DIRECTIONS FOR THIS TASK: Extract only the first line of the listing and every line after it up to and including the one with "2 \u00d7 24". Omit the pictures.

PROVIDED MATERIAL:
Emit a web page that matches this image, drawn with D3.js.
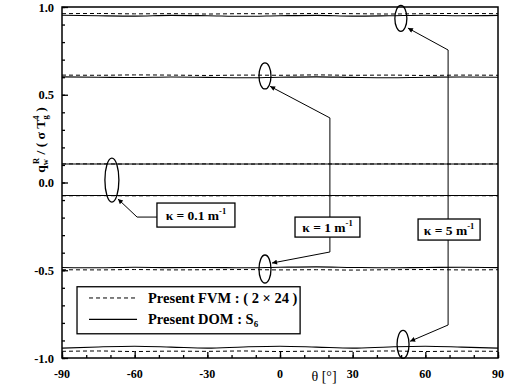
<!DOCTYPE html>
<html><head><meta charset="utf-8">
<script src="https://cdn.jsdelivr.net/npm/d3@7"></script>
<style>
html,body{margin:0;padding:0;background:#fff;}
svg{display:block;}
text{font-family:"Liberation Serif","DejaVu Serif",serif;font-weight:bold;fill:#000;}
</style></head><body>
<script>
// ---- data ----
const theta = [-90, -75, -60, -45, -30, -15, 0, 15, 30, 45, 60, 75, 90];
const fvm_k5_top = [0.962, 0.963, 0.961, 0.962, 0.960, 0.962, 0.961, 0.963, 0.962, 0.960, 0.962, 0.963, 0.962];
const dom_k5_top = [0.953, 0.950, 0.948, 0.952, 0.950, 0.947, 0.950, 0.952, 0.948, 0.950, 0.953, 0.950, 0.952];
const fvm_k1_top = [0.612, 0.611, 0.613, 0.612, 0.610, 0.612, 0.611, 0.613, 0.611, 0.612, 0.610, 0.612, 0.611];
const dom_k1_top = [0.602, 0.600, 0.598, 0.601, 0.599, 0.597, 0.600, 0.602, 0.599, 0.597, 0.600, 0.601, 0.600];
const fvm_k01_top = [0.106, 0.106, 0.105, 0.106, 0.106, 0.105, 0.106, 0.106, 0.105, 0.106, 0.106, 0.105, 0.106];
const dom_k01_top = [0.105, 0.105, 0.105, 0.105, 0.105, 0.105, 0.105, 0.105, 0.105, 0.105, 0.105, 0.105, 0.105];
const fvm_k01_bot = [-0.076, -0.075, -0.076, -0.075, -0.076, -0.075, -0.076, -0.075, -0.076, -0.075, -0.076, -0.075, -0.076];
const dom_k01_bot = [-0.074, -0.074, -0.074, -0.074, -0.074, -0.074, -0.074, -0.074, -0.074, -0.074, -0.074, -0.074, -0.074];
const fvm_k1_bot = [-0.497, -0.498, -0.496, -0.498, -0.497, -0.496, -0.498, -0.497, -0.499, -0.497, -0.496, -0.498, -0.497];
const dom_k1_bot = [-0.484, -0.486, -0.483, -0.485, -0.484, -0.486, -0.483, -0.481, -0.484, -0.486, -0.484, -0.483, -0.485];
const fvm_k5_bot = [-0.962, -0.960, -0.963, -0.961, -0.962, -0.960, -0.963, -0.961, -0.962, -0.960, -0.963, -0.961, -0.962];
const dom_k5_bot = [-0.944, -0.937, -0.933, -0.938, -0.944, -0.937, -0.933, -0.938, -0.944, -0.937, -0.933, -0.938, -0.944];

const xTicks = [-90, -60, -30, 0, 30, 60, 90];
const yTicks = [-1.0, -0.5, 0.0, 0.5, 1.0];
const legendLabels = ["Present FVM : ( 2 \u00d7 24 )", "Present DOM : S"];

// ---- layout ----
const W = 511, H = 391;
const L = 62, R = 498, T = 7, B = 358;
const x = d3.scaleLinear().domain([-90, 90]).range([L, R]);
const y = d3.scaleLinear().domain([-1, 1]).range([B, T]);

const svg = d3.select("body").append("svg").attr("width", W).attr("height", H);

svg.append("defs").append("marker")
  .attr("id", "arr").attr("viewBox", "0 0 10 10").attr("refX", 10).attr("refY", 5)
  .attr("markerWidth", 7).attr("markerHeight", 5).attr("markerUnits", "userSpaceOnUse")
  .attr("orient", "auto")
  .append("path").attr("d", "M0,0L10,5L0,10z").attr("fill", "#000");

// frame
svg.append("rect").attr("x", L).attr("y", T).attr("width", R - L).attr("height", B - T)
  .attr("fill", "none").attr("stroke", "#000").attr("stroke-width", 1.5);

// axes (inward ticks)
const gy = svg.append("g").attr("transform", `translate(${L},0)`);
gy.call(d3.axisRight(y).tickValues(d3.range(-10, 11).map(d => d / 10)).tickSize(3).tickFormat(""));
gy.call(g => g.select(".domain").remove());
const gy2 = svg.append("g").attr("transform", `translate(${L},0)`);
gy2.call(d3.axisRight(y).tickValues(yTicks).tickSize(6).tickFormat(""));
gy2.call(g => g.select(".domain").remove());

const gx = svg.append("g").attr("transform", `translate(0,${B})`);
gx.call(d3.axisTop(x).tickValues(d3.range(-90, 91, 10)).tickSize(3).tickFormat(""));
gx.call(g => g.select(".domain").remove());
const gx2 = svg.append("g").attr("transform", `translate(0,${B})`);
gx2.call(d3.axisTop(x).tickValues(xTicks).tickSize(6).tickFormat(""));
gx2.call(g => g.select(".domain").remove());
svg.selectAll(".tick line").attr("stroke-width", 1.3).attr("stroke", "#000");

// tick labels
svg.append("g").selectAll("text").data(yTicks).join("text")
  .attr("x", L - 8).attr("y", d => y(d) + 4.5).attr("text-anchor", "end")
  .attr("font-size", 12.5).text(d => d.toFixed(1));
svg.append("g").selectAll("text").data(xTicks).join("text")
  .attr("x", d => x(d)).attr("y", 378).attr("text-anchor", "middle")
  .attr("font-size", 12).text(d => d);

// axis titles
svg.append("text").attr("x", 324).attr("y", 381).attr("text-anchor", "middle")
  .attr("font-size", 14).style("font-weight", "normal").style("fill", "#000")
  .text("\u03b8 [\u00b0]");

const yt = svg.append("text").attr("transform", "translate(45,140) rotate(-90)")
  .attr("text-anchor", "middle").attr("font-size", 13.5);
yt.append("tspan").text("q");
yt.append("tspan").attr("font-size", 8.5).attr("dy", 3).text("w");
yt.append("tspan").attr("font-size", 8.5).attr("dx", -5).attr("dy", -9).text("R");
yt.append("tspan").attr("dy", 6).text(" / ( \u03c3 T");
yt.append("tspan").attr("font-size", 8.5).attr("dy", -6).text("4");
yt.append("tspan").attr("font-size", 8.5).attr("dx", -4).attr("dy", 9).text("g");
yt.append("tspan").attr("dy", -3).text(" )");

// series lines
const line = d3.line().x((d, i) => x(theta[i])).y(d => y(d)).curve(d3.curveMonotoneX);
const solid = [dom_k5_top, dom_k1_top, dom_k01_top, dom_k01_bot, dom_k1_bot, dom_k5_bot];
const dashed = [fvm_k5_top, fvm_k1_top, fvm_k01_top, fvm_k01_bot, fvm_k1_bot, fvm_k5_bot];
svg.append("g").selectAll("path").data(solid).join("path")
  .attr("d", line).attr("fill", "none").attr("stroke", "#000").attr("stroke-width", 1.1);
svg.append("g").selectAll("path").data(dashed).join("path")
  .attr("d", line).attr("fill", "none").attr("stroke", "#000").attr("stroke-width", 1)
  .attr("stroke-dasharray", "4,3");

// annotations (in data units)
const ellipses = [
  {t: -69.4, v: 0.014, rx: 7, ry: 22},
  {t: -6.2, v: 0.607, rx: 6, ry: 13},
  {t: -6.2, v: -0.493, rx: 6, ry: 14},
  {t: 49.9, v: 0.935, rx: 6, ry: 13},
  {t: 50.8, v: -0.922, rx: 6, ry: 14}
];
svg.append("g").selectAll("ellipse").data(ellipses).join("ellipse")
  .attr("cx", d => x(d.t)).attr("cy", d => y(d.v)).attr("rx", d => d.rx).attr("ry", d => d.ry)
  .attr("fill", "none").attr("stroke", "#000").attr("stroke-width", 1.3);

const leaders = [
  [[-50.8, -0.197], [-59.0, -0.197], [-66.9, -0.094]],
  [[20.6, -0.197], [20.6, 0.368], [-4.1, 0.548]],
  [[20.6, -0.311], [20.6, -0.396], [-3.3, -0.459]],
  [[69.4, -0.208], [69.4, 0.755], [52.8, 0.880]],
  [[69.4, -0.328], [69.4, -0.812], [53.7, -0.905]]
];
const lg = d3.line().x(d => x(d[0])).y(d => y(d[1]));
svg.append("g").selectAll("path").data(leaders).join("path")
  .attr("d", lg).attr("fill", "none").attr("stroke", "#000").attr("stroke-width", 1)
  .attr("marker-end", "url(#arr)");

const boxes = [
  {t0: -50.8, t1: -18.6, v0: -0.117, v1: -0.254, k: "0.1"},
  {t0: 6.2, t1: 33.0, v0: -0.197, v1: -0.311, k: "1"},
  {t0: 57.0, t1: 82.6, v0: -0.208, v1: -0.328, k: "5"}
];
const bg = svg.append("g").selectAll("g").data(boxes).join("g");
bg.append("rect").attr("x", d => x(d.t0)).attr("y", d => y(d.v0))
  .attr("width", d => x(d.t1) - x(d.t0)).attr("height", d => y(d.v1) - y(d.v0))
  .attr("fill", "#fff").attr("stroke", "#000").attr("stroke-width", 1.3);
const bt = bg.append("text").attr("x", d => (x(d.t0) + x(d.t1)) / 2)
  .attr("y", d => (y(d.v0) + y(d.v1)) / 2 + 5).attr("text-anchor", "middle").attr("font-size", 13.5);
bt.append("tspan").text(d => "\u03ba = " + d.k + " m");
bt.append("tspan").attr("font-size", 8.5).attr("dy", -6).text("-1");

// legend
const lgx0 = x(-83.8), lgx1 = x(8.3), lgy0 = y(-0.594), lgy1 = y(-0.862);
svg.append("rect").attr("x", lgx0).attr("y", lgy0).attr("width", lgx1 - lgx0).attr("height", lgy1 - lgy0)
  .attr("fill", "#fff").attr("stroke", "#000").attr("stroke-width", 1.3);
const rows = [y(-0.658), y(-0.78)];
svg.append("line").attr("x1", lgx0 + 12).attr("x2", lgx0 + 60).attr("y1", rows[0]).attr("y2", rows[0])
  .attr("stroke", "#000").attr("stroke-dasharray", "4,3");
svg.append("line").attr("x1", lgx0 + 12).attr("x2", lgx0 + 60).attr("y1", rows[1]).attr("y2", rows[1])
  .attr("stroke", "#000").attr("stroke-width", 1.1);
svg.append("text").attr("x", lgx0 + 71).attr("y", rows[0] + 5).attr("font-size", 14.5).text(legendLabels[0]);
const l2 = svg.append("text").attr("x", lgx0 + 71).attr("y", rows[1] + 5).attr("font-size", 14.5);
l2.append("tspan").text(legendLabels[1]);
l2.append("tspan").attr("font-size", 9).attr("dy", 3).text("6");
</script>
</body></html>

TASK ANSWER:
Emit a web page that matches this image, drawn with D3.js.
<!DOCTYPE html>
<html><head><meta charset="utf-8">
<script src="https://cdn.jsdelivr.net/npm/d3@7"></script>
<style>
html,body{margin:0;padding:0;background:#fff;}
svg{display:block;}
text{font-family:"Liberation Serif","DejaVu Serif",serif;font-weight:bold;fill:#000;}
</style></head><body>
<script>
// ---- data ----
const theta = [-90, -75, -60, -45, -30, -15, 0, 15, 30, 45, 60, 75, 90];
const fvm_k5_top = [0.962, 0.963, 0.961, 0.962, 0.960, 0.962, 0.961, 0.963, 0.962, 0.960, 0.962, 0.963, 0.962];
const dom_k5_top = [0.953, 0.950, 0.948, 0.952, 0.950, 0.947, 0.950, 0.952, 0.948, 0.950, 0.953, 0.950, 0.952];
const fvm_k1_top = [0.612, 0.611, 0.613, 0.612, 0.610, 0.612, 0.611, 0.613, 0.611, 0.612, 0.610, 0.612, 0.611];
const dom_k1_top = [0.602, 0.600, 0.598, 0.601, 0.599, 0.597, 0.600, 0.602, 0.599, 0.597, 0.600, 0.601, 0.600];
const fvm_k01_top = [0.106, 0.106, 0.105, 0.106, 0.106, 0.105, 0.106, 0.106, 0.105, 0.106, 0.106, 0.105, 0.106];
const dom_k01_top = [0.105, 0.105, 0.105, 0.105, 0.105, 0.105, 0.105, 0.105, 0.105, 0.105, 0.105, 0.105, 0.105];
const fvm_k01_bot = [-0.076, -0.075, -0.076, -0.075, -0.076, -0.075, -0.076, -0.075, -0.076, -0.075, -0.076, -0.075, -0.076];
const dom_k01_bot = [-0.074, -0.074, -0.074, -0.074, -0.074, -0.074, -0.074, -0.074, -0.074, -0.074, -0.074, -0.074, -0.074];
const fvm_k1_bot = [-0.497, -0.498, -0.496, -0.498, -0.497, -0.496, -0.498, -0.497, -0.499, -0.497, -0.496, -0.498, -0.497];
const dom_k1_bot = [-0.484, -0.486, -0.483, -0.485, -0.484, -0.486, -0.483, -0.481, -0.484, -0.486, -0.484, -0.483, -0.485];
const fvm_k5_bot = [-0.962, -0.960, -0.963, -0.961, -0.962, -0.960, -0.963, -0.961, -0.962, -0.960, -0.963, -0.961, -0.962];
const dom_k5_bot = [-0.944, -0.937, -0.933, -0.938, -0.944, -0.937, -0.933, -0.938, -0.944, -0.937, -0.933, -0.938, -0.944];

const xTicks = [-90, -60, -30, 0, 30, 60, 90];
const yTicks = [-1.0, -0.5, 0.0, 0.5, 1.0];
const legendLabels = ["Present FVM : ( 2 \u00d7 24 )", "Present DOM : S"];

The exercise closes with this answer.